Durante a celebração do protocolo, Manuel Lemos referiu à imprensa que “Sei que este é um problema delicado, mas temos uma história e não podemos fazer de conta que ela não existe. Esta manifestação cultural faz sentido nalgumas regiões do país1.

De facto, existe uma ligação histórica das Misericórdias à tauromaquia que foi estabelecida no século XIX quando após a abolição das touradas em 1836, foi decidido que elas podiam ser realizadas com uma autorização especial e desde que a sua receita financeira revertesse inteiramente para a Casa Pia, (quando as touradas se realizavam em Lisboa) e para as Misericórdias (quando se realizavam no resto do país).

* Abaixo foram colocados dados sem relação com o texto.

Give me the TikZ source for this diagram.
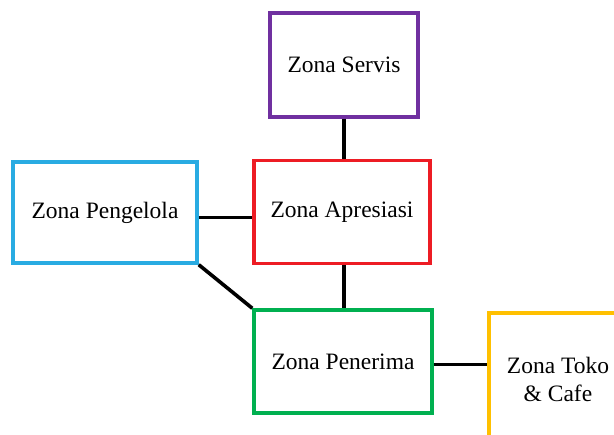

Esta foi a forma que se encontrou, após a revolução liberal, de tentar conceder alguma dignidade e “humanidade” a um espetáculo que já era considerado bárbaro e violento. Foi também uma maneira de impedir que as touradas se tornassem num negócio lucrativo. Talvez os liberais da altura, acreditassem que, com a aprovação desta medida, as touradas acabavam por desaparecer naturalmente.

No entanto, o que aconteceu é que as Misericórdias começaram a edificar praças de touros na região do Ribatejo e Alentejo e criaram uma dependência financeira em relação a esta atividade.

Com o Estado Novo, foi anulada a obrigação da receita financeira das touradas reverter para instituições de caridade, e em 1953, com a aprovação do primeiro Regulamento Tauromáquico, as touradas passaram a ser definitivamente um negócio devidamente legalizado.

Isso não impediu que as Misericórdias se afastassem da tauromaquia. Passados todos estes anos, grande parte das praças de touros continuam a ser propriedade das Misericórdias locais, e no caso de Lisboa, o Campo Pequeno continua a pertencer à Casa Pia, apesar destas instituições terem outras fontes de receita deixando de estar dependentes das receitas das touradas.

Claramente, a violência e a crueldade da tauromaquia é totalmente incompatível com os valores humanistas e de compaixão destas instituições, pelo que a ligação das Misericórdias às touradas é incompreensível na sociedade portuguesa e bastante contestada.

A celebração deste protocolo vai no sentido contrário da evolução da nossa sociedade e dos valores que as Misericórdias apregoam.